When working with data in Python, reading and manipulating CSV files is a common task. The pandas library provides an efficient way to read and handle CSV files using its read_csv
function. However, you may encounter errors while trying to read a CSV file, such as the "Error tokenizing data" error. This tutorial will cover how to handle these errors and provide best practices for reading CSV files with pandas.
Understanding the Error
The "Error tokenizing data" error occurs when pandas is unable to correctly parse the data in your CSV file. This can be due to various reasons, such as incorrect delimiters, inconsistent formatting, or corrupted data.

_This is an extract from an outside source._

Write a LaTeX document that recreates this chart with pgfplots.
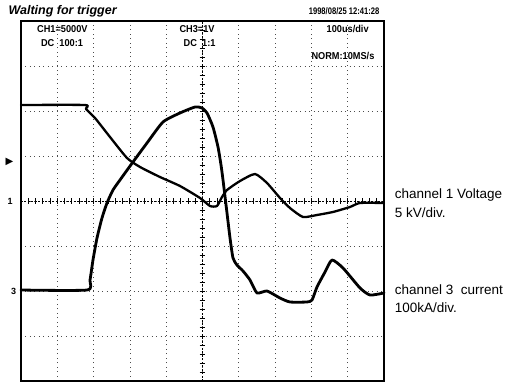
\documentclass[border=0pt]{standalone}
\usepackage{pgfplots}
\pgfplotsset{compat=1.18}
\usepackage{fontspec}
\setmainfont{Liberation Sans}
\newfontfamily\dejavu{DejaVu Sans}
\pgfplotstableread{
x y
0.000 2.133
1.763 2.133
1.791 2.044
2.039 1.844
2.452 1.422
2.920 0.956
3.278 0.756
3.829 0.533
4.380 0.333
4.931 0.067
5.207 -0.111
5.399 -0.111
5.537 0.089
5.675 0.244
6.033 0.444
6.446 0.600
6.777 0.400
7.135 0.067
7.410 -0.156
7.769 -0.356
8.154 -0.311
8.595 -0.244
9.063 -0.133
9.339 -0.044
10.000 -0.044
}\chone
\pgfplotstableread{
x y
0.000 -1.978
1.818 -1.978
1.901 -1.756
1.983 -1.311
2.094 -0.822
2.231 -0.378
2.369 -0.044
2.534 0.244
2.727 0.467
3.085 0.867
3.471 1.289
3.912 1.756
4.380 1.956
4.793 2.089
4.986 2.067
5.124 1.956
5.289 1.644
5.427 1.200
5.510 0.800
5.565 0.467
5.675 -0.267
5.758 -0.822
5.840 -1.267
5.950 -1.422
6.116 -1.556
6.309 -1.756
6.501 -2.044
6.777 -2.000
7.135 -2.156
7.410 -2.244
7.879 -2.244
8.017 -2.200
8.154 -1.911
8.375 -1.578
8.567 -1.311
8.871 -1.489
9.339 -1.933
9.614 -2.089
10.000 -2.044
}\chthree
\begin{document}
\begin{tikzpicture}
\useasboundingbox (-21pt,-2pt) rectangle (490pt,381pt);
\begin{axis}[
  at={(0pt,0pt)}, anchor=south west,
  width=363pt, height=360pt, scale only axis,
  xmin=0, xmax=10, ymin=-4, ymax=4,
  xtick={0,...,10}, ytick={-4,...,4},
  xticklabels={}, yticklabels={},
  major tick length=0pt,
  grid=major,
  grid style={black!70, line width=0.7pt, dash pattern=on 0.7pt off 3.8pt},
  axis line style={black, line width=1.3pt},
  clip=false,
]
% centre lines with small ticks
\draw[black, line width=0.9pt, dash pattern=on 2pt off 1.5pt] (axis cs:0,0) -- (axis cs:10,0);
\draw[black, line width=0.9pt, dash pattern=on 2pt off 1.5pt] (axis cs:5,-4) -- (axis cs:5,4);
\pgfplotsinvokeforeach{1,...,49}{\draw[black, line width=0.8pt] (axis cs:#1/5,-0.06) -- (axis cs:#1/5,0.06);}
\pgfplotsinvokeforeach{-19,...,19}{\draw[black, line width=0.8pt] (axis cs:4.92,#1/5) -- (axis cs:5.08,#1/5);}
% traces
\addplot[black, line width=2.3pt, line join=round, line cap=round, smooth, tension=0.35] table[x=x,y=y] {\chone};
\addplot[black, line width=2.8pt, line join=round, line cap=round, smooth, tension=0.35] table[x=x,y=y] {\chthree};
% scope texts
\node[anchor=west, font=\fontsize{12.5}{13}\selectfont\bfseries\itshape] at (axis cs:-0.44,4.21) {Walting for trigger};
\node[anchor=east, font=\fontsize{9.5}{10}\selectfont\bfseries] at (axis cs:9.97,4.21) {\scalebox{0.8}[1]{1998/08/25 12:41:28}};
\node[font=\fontsize{10}{11}\selectfont\bfseries] at (axis cs:1.14,3.82) {\scalebox{0.92}[1]{CH1=5000V}};
\node[font=\fontsize{10}{11}\selectfont\bfseries] at (axis cs:1.13,3.50) {\scalebox{0.92}[1]{DC\ \ 100:1}};
\node[font=\fontsize{10}{11}\selectfont\bfseries] at (axis cs:4.85,3.82) {\scalebox{0.92}[1]{CH3=1V}};
\node[font=\fontsize{10}{11}\selectfont\bfseries] at (axis cs:4.92,3.50) {\scalebox{0.92}[1]{DC\ \ 1:1}};
\node[font=\fontsize{10}{11}\selectfont\bfseries] at (axis cs:9.0,3.82) {\scalebox{0.92}[1]{100us/div}};
\node[font=\fontsize{10}{11}\selectfont\bfseries] at (axis cs:8.87,3.23) {\scalebox{0.92}[1]{NORM:10MS/s}};
% channel markers
\node[font=\fontsize{10}{10}\selectfont\dejavu] at (axis cs:-0.32,0.87) {▶};
\node[font=\fontsize{9}{9}\selectfont\bfseries] at (axis cs:-0.30,0) {1};
\node[font=\fontsize{9}{9}\selectfont\bfseries] at (axis cs:-0.20,-2.02) {3};
% right labels
\node[anchor=west, font=\fontsize{13.5}{14}\selectfont] at (axis cs:10.20,0.13) {channel 1 Voltage};
\node[anchor=west, font=\fontsize{13.5}{14}\selectfont] at (axis cs:10.20,-0.25) {5 kV/div.};
\node[anchor=west, font=\fontsize{13.5}{14}\selectfont] at (axis cs:10.20,-1.98) {channel 3\ \ current};
\node[anchor=west, font=\fontsize{13.5}{14}\selectfont] at (axis cs:10.20,-2.36) {100kA/div.};
\end{axis}
\end{tikzpicture}
\end{document}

Handling Errors with on_bad_lines
One way to handle errors while reading a CSV file is by using the on_bad_lines
parameter of the read_csv
function. You can set it to 'skip'
to skip over bad lines, or 'warn'
to print warnings for each bad line encountered.
import pandas as pd
# Skip bad lines
data = pd.read_csv('file.csv', on_bad_lines='skip')
# Print warnings for bad lines
data = pd.read_csv('file.csv', on_bad_lines='warn')
For older versions of pandas (before 1.3.0), you can use error_bad_lines=False
instead.
data = pd.read_csv('file.csv', error_bad_lines=False)
Specifying Delimiters and Headers
Another common cause of errors is incorrect delimiters or headers. You can specify the delimiter using the sep
parameter, and indicate whether your file has a header row using the header
parameter.
# Specify delimiter and header
data = pd.read_csv('file.csv', sep=';', header=None)
If you’re unsure about the delimiter used in your file, you can try to auto-detect it using the csv.Sniffer
.
import csv
with open('file.csv', 'r') as f:
temp_lines = f.readline() + '\n' + f.readline()
dialect = csv.Sniffer().sniff(temp_lines, delimiters=';,')
data = pd.read_csv(f, sep=dialect.delimiter)
Skipping Rows
In some cases, the first few rows of your file may not be representative of the actual data. You can skip these rows using the skiprows
parameter.
data = pd.read_csv('file.csv', skiprows=2)
Specifying Column Names
If you don’t have set column names, you can specify them in a list and pass it to the names
parameter.
col_names = ["col1", "col2", "col3"]
data = pd.read_csv('file.csv', names=col_names)
Best Practices
To avoid errors when reading CSV files with pandas:
- Always specify the delimiter and header if you’re unsure about them.
- Use
on_bad_lines
to handle bad lines, especially if your file is large or has inconsistent formatting. - Verify that your column names match the data in your file.
By following these guidelines and using the techniques outlined in this tutorial, you can efficiently read and manipulate CSV files with pandas, even when encountering errors.